I don't know if they could afford steel that thick anymore for a ship hull. It'd all have to be imported. Or even they even know how to lay one like that anymore. Besides, all those ships were designed, AFAIK, to let you lift the entire powerplant out the same way it went in. The superstructure is lifted off via shipyard cranes, and the engines come out via cranes as well. Even civilian ships did that a lot back then, when they changed over from coal to oil propulsion. The engines were replaced via cranes.
They've moved to "fast and light", the problem being that as the Cole showed, they're vulnerable when in port. That thing had a pretty massive hole torn through the hull at the waterline, right where the old battleships' anti-torpedo armor is thickest.
That's IF the enemy you want to shoot at is within range of a body of water capable of floating a battleship.
Any time they dock for supplies loading or anything else, they're vulnerable to terrorist rafts.
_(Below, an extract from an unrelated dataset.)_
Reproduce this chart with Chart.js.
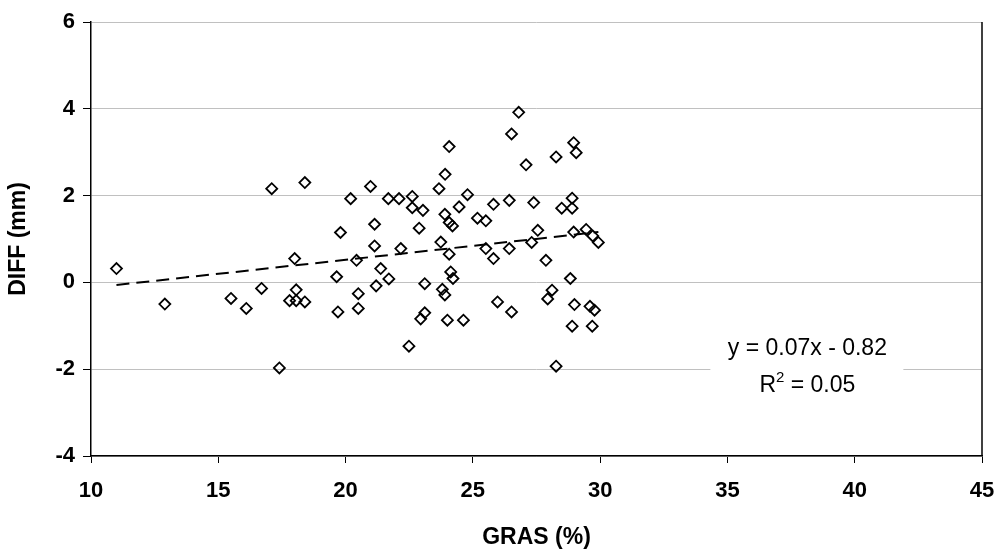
<!DOCTYPE html>
<html>
<head>
<meta charset="utf-8">
<script src="https://cdn.jsdelivr.net/npm/chart.js@4"></script>
<style>
  body { margin: 0; background: #fff; }
  canvas { display: block; }
</style>
</head>
<body>
<canvas id="myChart" width="1001" height="554"></canvas>
<script>
// GRAS (%) / DIFF (mm) points
const gras = [11.0, 12.9, 15.5, 16.1, 16.7, 17.1, 17.4, 18.0, 18.06, 17.8, 18.06, 18.4, 18.4,
  19.65, 19.7, 19.8, 20.2, 20.43, 20.5, 20.5, 20.98, 21.14, 21.14, 21.2, 21.38, 21.7, 21.68,
  22.1, 22.17, 22.49, 22.62, 22.62, 22.89, 23.04, 23.11, 23.11, 22.95, 23.67, 23.74, 23.8,
  23.9, 23.9, 23.91, 24.0, 24.07, 24.07, 24.2, 24.07, 24.13, 24.22, 24.46, 24.63, 24.79,
  25.18, 25.51, 25.51, 25.81, 25.81, 25.97, 26.43, 26.43, 26.52, 26.52, 26.8, 27.09, 27.31,
  27.39, 27.55, 27.87, 27.94, 28.11, 28.27, 28.27, 28.49, 28.83, 28.9, 28.9, 28.9, 28.96,
  28.96, 28.99, 29.06, 29.45, 29.6, 29.69, 29.71, 29.78, 29.93];
const diff = [0.32, -0.5, -0.37, -0.6, -0.14, 2.16, -1.97, 0.55, -0.17, -0.42, -0.42, -0.45, 2.30,
  0.13, -0.68, 1.15, 1.93, 0.51, -0.26, -0.6, 2.21, 1.34, 0.84, -0.08, 0.32, 0.08, 1.93,
  1.93, 0.78, -1.47, 1.98, 1.72, 1.25, 1.66, -0.03, -0.70, -0.84, 2.16, 0.93, -0.16,
  -0.29, 1.57, 2.49, -0.87, 3.13, 1.38, 1.3, 0.65, 0.24, 0.09, 1.74, -0.87, 2.02,
  1.48, 1.42, 0.78, 0.55, 1.80, -0.45, 1.89, 0.78, -0.68, 3.42, 3.92, 2.71, 0.92,
  1.84, 1.2, 0.51, -0.38, -0.18, 2.89, -1.93, 1.71, 0.09, 1.94, 1.71, -1.01, 1.16,
  3.22, -0.51, 2.99, 1.22, -0.55, -1.01, 1.07, -0.64, 0.92];

// trend line ends as seen on the chart
const trendX = [11.0, 29.93];
const trendY = [-0.06, 1.16];

const xTicks = [10, 15, 20, 25, 30, 35, 40, 45];
const yTicks = [-4, -2, 0, 2, 4, 6];

const eqText = 'y = 0.07x - 0.82';
const r2Text = ' = 0.05';

const points = gras.map((g, i) => ({ x: g, y: diff[i] }));
const trend = trendX.map((t, i) => ({ x: t, y: trendY[i] }));

const FONT = '"Liberation Sans", Arial, sans-serif';

// equation label with white box, plus the right border of the plot
const extras = {
  id: 'extras',
  afterDatasetsDraw(chart) {
    const ctx = chart.ctx;
    const a = chart.chartArea;
    ctx.save();
    ctx.strokeStyle = '#000';
    ctx.lineWidth = 1.5;
    ctx.beginPath();
    ctx.moveTo(a.right, a.top);
    ctx.lineTo(a.right, a.bottom);
    ctx.stroke();

    const cx = a.left + (a.right - a.left) * 0.804;
    const top = a.top + (a.bottom - a.top) * 0.71;
    ctx.fillStyle = '#fff';
    ctx.fillRect(cx - 97, top, 193, 72);

    ctx.fillStyle = '#000';
    ctx.textBaseline = 'alphabetic';
    ctx.textAlign = 'center';
    ctx.font = '23px ' + FONT;
    ctx.fillText(eqText, cx, top + 25);

    // R² with a raised 2
    ctx.textAlign = 'left';
    const wR = ctx.measureText('R').width;
    const wRest = ctx.measureText(r2Text).width;
    ctx.font = '15px ' + FONT;
    const w2 = ctx.measureText('2').width;
    const x0 = cx - (wR + w2 + wRest) / 2;
    ctx.font = '23px ' + FONT;
    ctx.fillText('R', x0, top + 62);
    ctx.font = '15px ' + FONT;
    ctx.fillText('2', x0 + wR, top + 52);
    ctx.font = '23px ' + FONT;
    ctx.fillText(r2Text, x0 + wR + w2, top + 62);
    ctx.restore();
  }
};

const ctx = document.getElementById('myChart').getContext('2d');
const myChart = new Chart(ctx, {
  type: 'scatter',
  data: {
    datasets: [{
      data: points,
      pointStyle: 'rectRot',
      pointRadius: 5.5,
      pointHoverRadius: 5.5,
      borderColor: '#000',
      backgroundColor: 'rgba(0,0,0,0)',
      pointBorderWidth: 1.8
    }, {
      type: 'line',
      data: trend,
      borderColor: '#000',
      borderWidth: 2,
      borderDash: [13, 7],
      pointRadius: 0,
      fill: false
    }]
  },
  options: {
    responsive: false,
    animation: false,
    events: [],
    layout: { padding: { top: 22, right: 19, left: 0, bottom: 0 } },
    plugins: { legend: { display: false }, tooltip: { enabled: false } },
    scales: {
      x: {
        type: 'linear',
        min: 10,
        max: 45,
        afterFit: s => { s.height = 98; s.paddingLeft = 0; s.paddingRight = 0; },
        afterBuildTicks: s => { s.ticks = xTicks.map(v => ({ value: v })); },
        grid: { drawOnChartArea: false, tickLength: 7, tickColor: '#000', tickWidth: 1 },
        border: { color: '#000', width: 1.5 },
        ticks: {
          color: '#000',
          padding: 15,
          font: { family: FONT, size: 22, weight: 'bold' }
        },
        title: {
          display: true,
          text: 'GRAS (%)',
          color: '#000',
          padding: { top: 0, bottom: 3 },
          font: { family: FONT, size: 23, weight: 'bold' }
        }
      },
      y: {
        min: -4,
        max: 6,
        afterFit: s => { s.width = 91; s.paddingTop = 0; s.paddingBottom = 0; },
        afterBuildTicks: s => { s.ticks = yTicks.map(v => ({ value: v })); },
        grid: { color: '#c0c0c0', tickColor: '#000', tickLength: 8, lineWidth: 1 },
        border: { color: '#000', width: 1.5 },
        ticks: {
          color: '#000',
          padding: 8,
          font: { family: FONT, size: 22, weight: 'bold' }
        },
        title: {
          display: true,
          text: 'DIFF (mm)',
          color: '#000',
          padding: { top: 5, bottom: 0 },
          font: { family: FONT, size: 23, weight: 'bold' }
        }
      }
    }
  },
  plugins: [extras]
});
</script>
</body>
</html>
Then there's Sunburns. The Iowas were designed with a three-level armor on top against aerial bombs:
The Iowa-class incorporate 3 layers of deck armoring. You have from top to bottom the Splinter Deck, the Bomb Deck, and the Main Armor Deck. The bomb deck is 1.5 inches STS plate, the main armor deck is 4.75 inches Class B armor laid on 1.25 inches STS plate and the splinter deck is 0.625 inches STS plate. The bomb deck is designed to detonate general purpose bombs on contact and arm armor piercing bombs so they will explode between the bomb deck and the main armor deck. Within the immune zone, the main armor deck is designed to defeat plunging shells which may penetrate the bomb deck. The splinter deck is designed to contain any fragments and pieces of armor which might be broken off from the main armor deck.
Sunburns approach fast, then pop up and slam down on the deck. Do any of our current ships have anything that'd counter that, really?